Depreciation begins only after an asset is placed in service for business or income-producing use under the relevant policy. If you are modeling tax depreciation, placed-in-service date, property class, convention, and allowed deductions can change the answer materially.
For tax work, keep the official depreciation schedule, return workpapers, and asset register as the source of truth. This page is best used to understand the arithmetic and compare book-method assumptions before you update formal records.
According to IRS Publication 946, depreciation lets taxpayers recover the cost or other basis of certain business or income-producing property, while land generally cannot be depreciated.
According to SEC Beginners' Guide to Financial Statements, balance sheets show company assets, liabilities, and shareholders' equity at a point in time.
Because accumulated depreciation lowers reported asset carrying amounts, Debt to Asset Calculator can help review how asset totals affect leverage ratios.
Frequently Asked Questions
Q: How do you calculate accumulated depreciation?
A: For straight-line depreciation, subtract salvage value from asset cost, divide by useful life, then multiply by years in service.
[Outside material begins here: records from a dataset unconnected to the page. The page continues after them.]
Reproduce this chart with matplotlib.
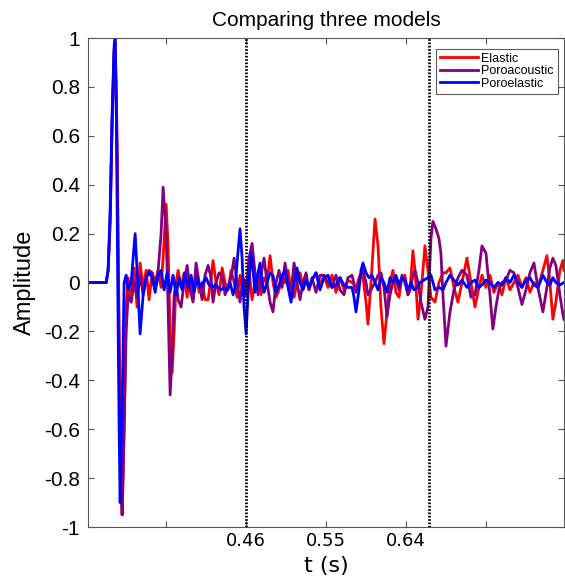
import matplotlib
matplotlib.use("Agg")
import matplotlib.pyplot as plt

# (time in s, amplitude)
elastic = [
    (0.2823, 0.0), (0.3026, 0.0), (0.3048, 0.05), (0.3071, 0.25), (0.3093, 0.65),
    (0.3116, 0.95), (0.3127, 0.98), (0.3149, 0.6), (0.3172, -0.2), (0.3194, -0.8),
    (0.3206, -0.95), (0.3228, -0.6), (0.3251, -0.1), (0.3273, 0.02), (0.3307, -0.08),
    (0.3341, 0.06), (0.3374, -0.1), (0.3408, 0.08), (0.3442, -0.02), (0.3476, 0.05),
    (0.3509, -0.07), (0.3543, 0.04), (0.3577, 0.0), (0.3611, 0.05), (0.3644, -0.02),
    (0.3667, 0.1), (0.3701, 0.32), (0.3723, 0.15), (0.3746, -0.2), (0.3768, -0.37),
    (0.3791, -0.2), (0.3813, 0.0), (0.3836, 0.05), (0.3869, -0.02), (0.3903, 0.04),
    (0.3937, -0.06), (0.3971, 0.02), (0.4004, -0.07), (0.4038, 0.05), (0.4072, -0.04),
    (0.4106, 0.0), (0.4139, -0.07), (0.4173, -0.07), (0.4207, 0.02), (0.4229, 0.09),
    (0.4263, 0.0), (0.4297, -0.05), (0.4331, 0.06), (0.4364, 0.0), (0.4398, -0.03),
    (0.4432, 0.05), (0.4466, 0.0), (0.4499, -0.06), (0.4533, 0.03), (0.4567, -0.05),
    (0.4601, 0.0), (0.4634, 0.05), (0.4668, -0.07), (0.4702, 0.0), (0.4736, 0.04),
    (0.4769, -0.05), (0.4803, 0.02), (0.4837, 0.0), (0.4871, 0.11), (0.4904, 0.0),
    (0.4938, -0.06), (0.4972, -0.03), (0.5006, 0.03), (0.5039, 0.0), (0.5073, 0.05),
    (0.5107, -0.03), (0.5141, -0.06), (0.5174, 0.0), (0.5208, 0.04), (0.5242, -0.02),
    (0.5276, 0.02), (0.5309, -0.03), (0.5343, 0.01), (0.5388, 0.04), (0.5433, -0.01),
    (0.5478, 0.03), (0.5523, -0.02), (0.5568, 0.03), (0.5613, -0.04), (0.5658, 0.02),
    (0.5703, -0.03), (0.5748, 0.01), (0.5793, 0.0), (0.5838, -0.02), (0.5883, 0.03),
    (0.5917, 0.02), (0.5951, -0.08), (0.5973, -0.17), (0.6007, 0.0), (0.6052, 0.26),
    (0.6086, 0.15), (0.6119, -0.1), (0.6153, -0.25), (0.6187, -0.12), (0.6221, 0.0),
    (0.6254, 0.05), (0.6288, -0.04), (0.6322, -0.06), (0.6356, 0.02), (0.6389, 0.03),
    (0.6423, -0.05), (0.6446, -0.03), (0.6479, 0.13), (0.6502, 0.05), (0.6536, -0.15),
    (0.6569, -0.05), (0.6614, 0.15), (0.6648, 0.05), (0.6682, -0.06), (0.6727, -0.08),
    (0.6772, 0.0), (0.6817, 0.04), (0.6851, 0.04), (0.6896, 0.06), (0.6941, -0.02),
    (0.6986, -0.08), (0.7031, 0.0), (0.7087, 0.10), (0.7132, 0.0), (0.7177, -0.10),
    (0.7222, -0.02), (0.7256, 0.03), (0.7301, -0.02), (0.7346, 0.03), (0.7391, -0.04),
    (0.7436, 0.0), (0.7481, -0.05), (0.7526, 0.02), (0.7571, -0.03), (0.7616, 0.0),
    (0.7661, 0.03), (0.7706, -0.02), (0.7751, 0.02), (0.7796, -0.04), (0.7841, 0.0),
    (0.7886, -0.02), (0.7942, 0.05), (0.7987, 0.11), (0.8021, 0.0), (0.8054, -0.15),
    (0.8088, -0.08), (0.8133, 0.05), (0.8167, 0.09), (0.8178, 0.05),
]

poroacoustic = [
    (0.2823, 0.0), (0.3026, 0.0), (0.3048, 0.05), (0.3071, 0.25), (0.3093, 0.65),
    (0.3116, 0.95), (0.3127, 0.98), (0.3149, 0.5), (0.3172, -0.3), (0.3194, -0.85),
    (0.3206, -0.95), (0.3228, -0.6), (0.3251, -0.2), (0.3273, -0.05), (0.3307, -0.08),
    (0.3341, 0.0), (0.3374, -0.06), (0.3408, 0.03), (0.3442, -0.05), (0.3476, 0.02),
    (0.3509, 0.05), (0.3543, 0.04), (0.3577, -0.02), (0.3611, 0.05), (0.3644, 0.2),
    (0.3667, 0.39), (0.3701, 0.2), (0.3723, -0.1), (0.3746, -0.46), (0.3768, -0.3),
    (0.3791, -0.05), (0.3813, 0.0), (0.3836, -0.07), (0.3869, -0.1), (0.3903, 0.0),
    (0.3937, 0.07), (0.3971, -0.03), (0.4004, -0.08), (0.4038, 0.08), (0.4072, 0.0),
    (0.4106, -0.07), (0.4139, 0.03), (0.4173, 0.07), (0.4207, 0.02), (0.4229, -0.08),
    (0.4263, 0.0), (0.4297, 0.04), (0.4331, 0.03), (0.4364, -0.05), (0.4398, -0.02),
    (0.4432, 0.02), (0.4466, 0.1), (0.4499, 0.0), (0.4533, -0.08), (0.4567, 0.02),
    (0.4601, -0.05), (0.4634, 0.1), (0.4668, 0.16), (0.4702, 0.04), (0.4736, -0.05),
    (0.4769, 0.03), (0.4803, 0.1), (0.4837, 0.0), (0.4871, -0.08), (0.4904, -0.12),
    (0.4938, 0.0), (0.4972, 0.05), (0.5006, -0.02), (0.5039, 0.08), (0.5073, 0.0),
    (0.5107, -0.04), (0.5141, 0.08), (0.5174, 0.0), (0.5208, -0.07), (0.5242, 0.0),
    (0.5276, 0.04), (0.5309, -0.03), (0.5343, 0.02), (0.5388, -0.04), (0.5433, 0.03),
    (0.5478, 0.03), (0.5523, 0.0), (0.5568, -0.02), (0.5613, 0.03), (0.5658, -0.03),
    (0.5703, -0.05), (0.5748, 0.02), (0.5793, 0.03), (0.5838, -0.04), (0.5883, 0.02),
    (0.5917, 0.05), (0.5951, 0.0), (0.5973, -0.05), (0.6007, -0.03), (0.6052, 0.0),
    (0.6086, 0.03), (0.6119, 0.04), (0.6153, -0.02), (0.6187, -0.14), (0.6221, -0.05),
    (0.6254, 0.0), (0.6288, 0.02), (0.6322, -0.03), (0.6356, 0.03), (0.6389, 0.0),
    (0.6423, -0.05), (0.6446, -0.03), (0.6479, 0.03), (0.6502, 0.05), (0.6536, 0.0),
    (0.6569, -0.08), (0.6614, -0.15), (0.6648, -0.1), (0.6682, 0.18), (0.6704, 0.25),
    (0.6738, 0.22), (0.6772, 0.18), (0.6794, 0.12), (0.6817, -0.05), (0.6851, -0.26),
    (0.6896, -0.12), (0.6941, -0.03), (0.6986, 0.02), (0.7031, 0.05), (0.7087, 0.03),
    (0.7132, -0.06), (0.7177, -0.05), (0.7222, 0.05), (0.7256, 0.15), (0.7301, 0.12),
    (0.7346, -0.05), (0.7379, -0.19), (0.7413, -0.1), (0.7447, -0.03), (0.7481, 0.0),
    (0.7526, 0.01), (0.7571, 0.05), (0.7616, 0.04), (0.7661, -0.02), (0.7706, -0.09),
    (0.7751, -0.03), (0.7796, 0.04), (0.7841, 0.08), (0.7886, -0.02), (0.7942, -0.12),
    (0.7987, -0.02), (0.8021, 0.06), (0.8054, 0.10), (0.8088, 0.07), (0.8133, -0.05),
    (0.8167, -0.13), (0.8178, -0.15),
]

poroelastic = [
    (0.2823, 0.0), (0.3026, 0.0), (0.3048, 0.05), (0.3071, 0.3), (0.3093, 0.7),
    (0.3116, 0.97), (0.3127, 1.0), (0.3138, 0.8), (0.3161, -0.2), (0.3172, -0.6),
    (0.3183, -0.9), (0.3206, -0.5), (0.3228, 0.0), (0.3251, 0.03), (0.3273, -0.03),
    (0.3307, 0.0), (0.3329, 0.1), (0.3352, 0.2), (0.3374, 0.05), (0.3408, -0.21),
    (0.3442, -0.05), (0.3476, 0.02), (0.3509, 0.04), (0.3543, 0.02), (0.3577, -0.04),
    (0.3611, 0.03), (0.3644, 0.05), (0.3678, -0.03), (0.3712, 0.04), (0.3746, -0.04),
    (0.3779, 0.03), (0.3813, -0.05), (0.3847, 0.02), (0.3881, -0.03), (0.3914, 0.04),
    (0.3948, -0.02), (0.3982, 0.03), (0.4016, -0.04), (0.4049, 0.02), (0.4083, -0.02),
    (0.4117, 0.0), (0.4151, 0.02), (0.4184, -0.01), (0.4218, -0.02), (0.4252, -0.01),
    (0.4286, -0.02), (0.4319, -0.03), (0.4353, -0.02), (0.4387, -0.03), (0.4421, 0.0),
    (0.4454, -0.05), (0.4477, -0.02), (0.4499, 0.08), (0.4533, 0.22), (0.4556, 0.1),
    (0.4578, -0.1), (0.4601, -0.21), (0.4623, -0.05), (0.4657, 0.12), (0.4679, 0.05),
    (0.4702, -0.04), (0.4736, 0.04), (0.4758, 0.08), (0.4781, 0.0), (0.4803, -0.04),
    (0.4837, 0.0), (0.4871, 0.04), (0.4904, 0.03), (0.4938, -0.04), (0.4972, -0.01),
    (0.5006, 0.03), (0.5039, 0.05), (0.5073, -0.02), (0.5107, -0.08), (0.5141, 0.0),
    (0.5174, 0.06), (0.5208, 0.0), (0.5242, -0.03), (0.5276, 0.01), (0.5309, -0.02),
    (0.5343, 0.01), (0.5388, 0.04), (0.5433, -0.03), (0.5478, 0.02), (0.5523, 0.03),
    (0.5568, -0.02), (0.5613, -0.01), (0.5658, 0.02), (0.5703, -0.01), (0.5748, -0.02),
    (0.5793, -0.02), (0.5816, -0.06), (0.5838, -0.12), (0.5872, -0.03), (0.5894, 0.05),
    (0.5917, 0.08), (0.5951, 0.04), (0.5984, 0.02), (0.6018, 0.03), (0.6052, 0.0),
    (0.6086, -0.03), (0.6119, 0.02), (0.6153, 0.0), (0.6187, -0.04), (0.6221, 0.02),
    (0.6254, 0.0), (0.6288, 0.03), (0.6322, -0.01), (0.6356, 0.02), (0.6389, 0.01),
    (0.6423, -0.03), (0.6457, 0.0), (0.6491, -0.03), (0.6524, -0.02), (0.6558, 0.0),
    (0.6603, 0.01), (0.6648, 0.02), (0.6682, 0.03), (0.6727, -0.03), (0.6772, -0.02),
    (0.6817, -0.03), (0.6851, 0.0), (0.6896, 0.03), (0.6941, 0.01), (0.6986, -0.01),
    (0.7031, 0.01), (0.7087, -0.02), (0.7132, 0.0), (0.7177, 0.01), (0.7222, -0.02),
    (0.7256, -0.01), (0.7301, 0.01), (0.7346, 0.0), (0.7391, -0.02), (0.7436, 0.0),
    (0.7481, -0.01), (0.7526, 0.02), (0.7571, 0.0), (0.7616, 0.03), (0.7661, 0.0),
    (0.7706, -0.02), (0.7751, 0.01), (0.7796, 0.02), (0.7841, -0.01), (0.7886, -0.02),
    (0.7942, 0.03), (0.7987, 0.0), (0.8021, -0.01), (0.8054, 0.02), (0.8088, 0.0),
    (0.8133, -0.01), (0.8178, 0.0),
]

marks = [0.46, 0.666]
xticks = [0.37, 0.46, 0.55, 0.64, 0.73]
xticklabels = ['', '0.46', '0.55', '0.64', '']
yticks = [-1, -0.8, -0.6, -0.4, -0.2, 0, 0.2, 0.4, 0.6, 0.8, 1]
yticklabels = ['-1', '-0.8', '-0.6', '-0.4', '-0.2', '0', '0.2', '0.4', '0.6', '0.8', '1']

fig = plt.figure(figsize=(5.65, 5.85), dpi=100)
ax = fig.add_axes([0.156, 0.099, 0.842, 0.836])

for data, col, name in [(elastic, 'red', 'Elastic'),
                        (poroacoustic, 'purple', 'Poroacoustic'),
                        (poroelastic, 'blue', 'Poroelastic')]:
    t, a = zip(*data)
    ax.plot(t, a, color=col, lw=2, label=name)

for m in marks:
    ax.axvline(m, color='black', ls=(0, (0.6, 0.6)), lw=2)

ax.set_xlim(0.2823, 0.8178)
ax.set_ylim(-1, 1)
ax.set_xticks(xticks)
ax.set_xticklabels(xticklabels, fontsize=13)
ax.set_yticks(yticks)
ax.set_yticklabels(yticklabels, fontsize=15, family='Liberation Sans')
ax.tick_params(direction='in', top=True, right=True, length=4, color='#555555')
ax.tick_params(axis='y', pad=6)
for s in ax.spines.values():
    s.set_color('#555555')
    s.set_linewidth(0.8)

ax.set_xlabel('t (s)', fontsize=16, labelpad=4)
ax.set_ylabel('Amplitude', fontsize=17, family='Liberation Sans', labelpad=6)
ax.set_title('Comparing three models', fontsize=15, family='Liberation Sans', pad=9)
leg = ax.legend(loc='upper right', bbox_to_anchor=(0.987, 0.978), borderaxespad=0,
                handlelength=3.0, fancybox=False, edgecolor='#333333',
                borderpad=0.3, labelspacing=0.05, handletextpad=0.3,
                prop={'family': 'Liberation Sans', 'size': 9})
leg.get_frame().set_linewidth(0.8)

fig.savefig('out.png', dpi=100)
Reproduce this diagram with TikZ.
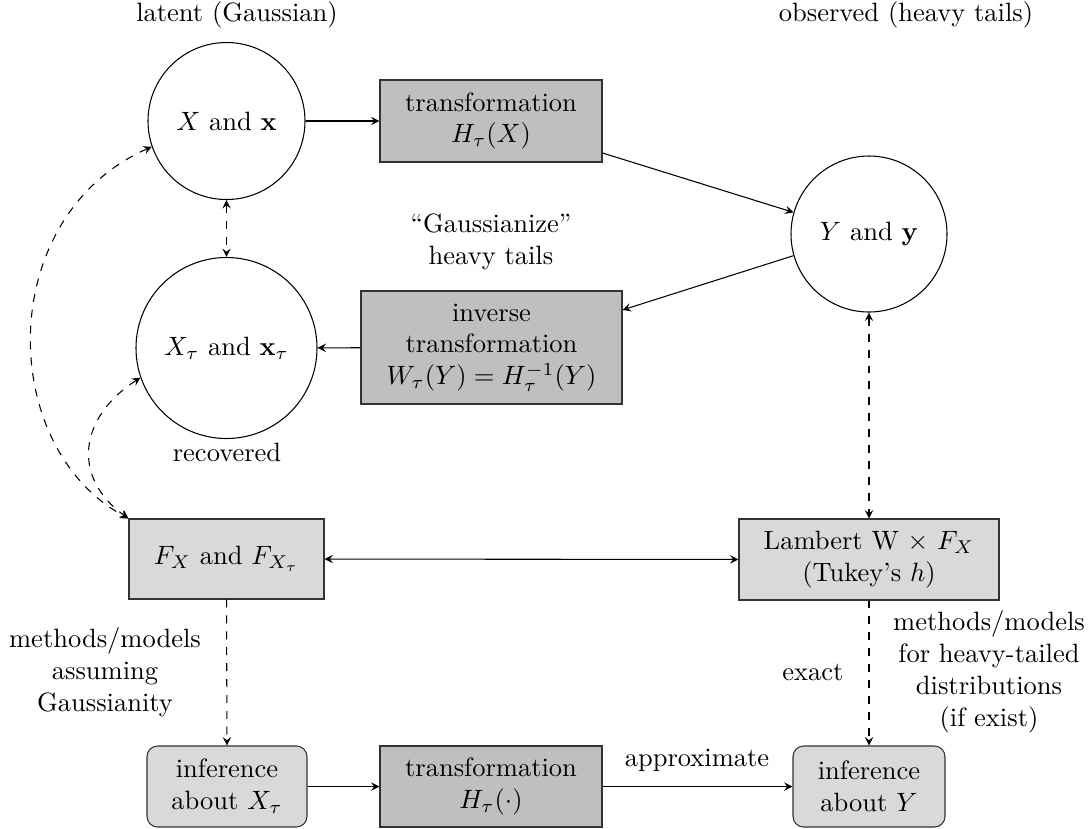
\documentclass[tikz,border=0pt]{standalone}
\newdimen\pxu \pxu=0.3774pt
\begin{document}
\begin{tikzpicture}[x=0.3774pt,y=-0.3774pt,>=stealth,
  circ/.style={circle,draw,inner sep=1pt},
  darkbox/.style={rectangle,draw=black!80,fill=gray!50,align=center,inner sep=2pt},
  lightbox/.style={rectangle,draw=black!80,fill=gray!30,align=center,inner sep=2pt},
  roundbox/.style={lightbox,rounded corners=4pt},
  lbl/.style={align=center,inner sep=0pt}]
\useasboundingbox (0,0) rectangle (1091,828);
% main nodes
\node[circ,minimum size=157\pxu] (X) at (226.5,121) {$X$ and $\mathbf{x}$};
\node[circ,minimum size=181\pxu] (Xt) at (226.5,348) {$X_\tau$ and $\mathbf{x}_\tau$};
\node[circ,minimum size=156\pxu] (Y) at (869,234) {$Y$ and $\mathbf{y}$};
\node[darkbox,minimum width=222\pxu,minimum height=82\pxu] (H) at (491,121) {transformation\\$H_\tau(X)$};
\node[darkbox,minimum width=261\pxu,minimum height=113\pxu] (W) at (491.5,347.5) {inverse\\transformation\\$W_\tau(Y) = H_\tau^{-1}(Y)$};
\node[lightbox,minimum width=195\pxu,minimum height=80\pxu] (F) at (226.5,559) {$F_X$ and $F_{X_\tau}$};
\node[lightbox,minimum width=260\pxu,minimum height=81\pxu] (L) at (869,559.5) {Lambert W $\times$ $F_X$\\(Tukey's $h$)};
\node[roundbox,minimum width=160\pxu,minimum height=81\pxu] (iX) at (227,786.5) {inference\\about $X_\tau$};
\node[darkbox,minimum width=222\pxu,minimum height=81\pxu] (Hd) at (491,786.5) {transformation\\$H_\tau(\cdot)$};
\node[roundbox,minimum width=152\pxu,minimum height=81\pxu] (iY) at (869,786.5) {inference\\about $Y$};
% text labels
\node[lbl] (lat) at (237,15) {latent (Gaussian)};
\node[lbl] (obs) at (906,15) {observed (heavy tails)};
\node[lbl] (gz) at (491,242) {``Gaussianize''\\heavy tails};
\node[lbl] (rec) at (227,452) {recovered};
\node[lbl] (mg) at (105,672) {methods/models\\assuming\\Gaussianity};
\node[lbl] (ex) at (813,672) {exact};
\node[lbl] (mh) at (989,672) {methods/models\\for heavy-tailed\\distributions\\(if exist)};
\node[lbl] (ap) at (697,760) {approximate};
% connectors
\draw[->] (X) -- (H);
\draw[->] (H.-16.6) -- (Y.164);
\draw[->] (Y.196.8) -- (W.16.7);
\draw[->] (W) -- (Xt);
\draw[<->,dashed] (X) -- (Xt);
\draw[<->,dashed] (Y) -- (L);
\draw[<->] (F) -- (L);
\draw[->,dashed] (F) -- (iX);
\draw[->,dashed] (L) -- (iY);
\draw[->] (iX) -- (Hd);
\draw[->] (Hd) -- (iY);
\draw[<->,dashed] (X.199.4) .. controls (-6,217) and (-3,447) .. (F.north west);
\draw[<->,dashed] (Xt.199.1) .. controls (78,418) and (72,478) .. (F.north west);
\end{tikzpicture}
\end{document}
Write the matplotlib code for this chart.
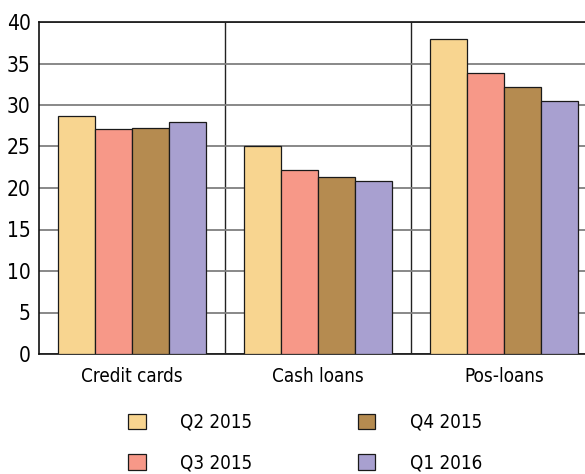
import matplotlib.pyplot as plt
import numpy as np

plt.rcParams['font.family'] = ['DejaVu Sans']
plt.rcParams['font.stretch'] = 'condensed'

categories = ['Credit cards', 'Cash loans', 'Pos-loans']
series = ['Q2 2015', 'Q3 2015', 'Q4 2015', 'Q1 2016']
values = {
    'Q2 2015': [28.7, 25.0, 38.0],
    'Q3 2015': [27.1, 22.2, 33.8],
    'Q4 2015': [27.2, 21.3, 32.2],
    'Q1 2016': [27.9, 20.8, 30.5],
}
colors = ['#f8d590', '#f79888', '#b58b50', '#a8a0d0']
y_ticks = [0, 5, 10, 15, 20, 25, 30, 35, 40]

fig = plt.figure(figsize=(5.85, 4.74), dpi=100)
ax = fig.add_axes([39/585, 1-354/474, 558/585, 332/474])

x = np.arange(len(categories))
w = 0.2
for i, s in enumerate(series):
    ax.bar(x + (i - 1.5)*w, values[s], w, color=colors[i], edgecolor='#1a1a1a',
           linewidth=0.9, label=s, zorder=3)

ax.set_xlim(-0.5, 2.5)
ax.set_ylim(0, 40)
ax.set_yticks(y_ticks)
ax.set_xticks(x)
ax.set_xticklabels(categories, fontsize=13.5)
ax.tick_params(axis='y', length=0, pad=6, labelsize=15)
ax.tick_params(axis='x', length=0, pad=9)
ax.yaxis.grid(True, color='#7f7f7f', linewidth=1.3, zorder=0)
for sep in [0.5, 1.5]:
    ax.axvline(sep, color='#222222', linewidth=1.0, zorder=1)
for sp in ['left', 'top', 'bottom']:
    ax.spines[sp].set_color('#111111')
    ax.spines[sp].set_linewidth(1.2)
ax.spines['right'].set_visible(False)

fig.legend(loc='upper left', bbox_to_anchor=(111/585, 1-396/474), ncol=2,
           frameon=False, fontsize=13.5, handlelength=0.95, handleheight=0.9,
           handletextpad=1.85, columnspacing=5.6, labelspacing=1.15)

plt.savefig('out.png', dpi=100)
Cap the answer at cost minus salvage value so the book value does not fall below the residual value.
Q: What is accumulated depreciation on a balance sheet?
A: Accumulated depreciation is a contra-asset account that reduces the carrying amount of fixed assets. It preserves the original cost in the asset account while showing how much cost has already been allocated to depreciation expense.
Q: Can accumulated depreciation exceed asset cost?
A: No. In normal book depreciation, accumulated depreciation should not exceed depreciable basis, which is asset cost minus salvage value. If salvage value is zero, the practical ceiling is the asset's cost.
Q: What is the difference between depreciation expense and accumulated depreciation?
A: Depreciation expense is the amount recognized for one accounting period. Accumulated depreciation is the running total of all depreciation expense recorded for that asset since it was placed in service.
Q: How do salvage value and useful life affect depreciation?
A: Higher salvage value lowers the amount available to depreciate. A longer useful life spreads depreciation across more periods, lowering annual straight-line expense. A shorter life does the opposite.
Q: Is book depreciation the same as tax depreciation?
A: Not always. Book depreciation follows the accounting policy used for financial records, while tax depreciation may use MACRS, bonus depreciation, Section 179, recovery classes, and tax conventions.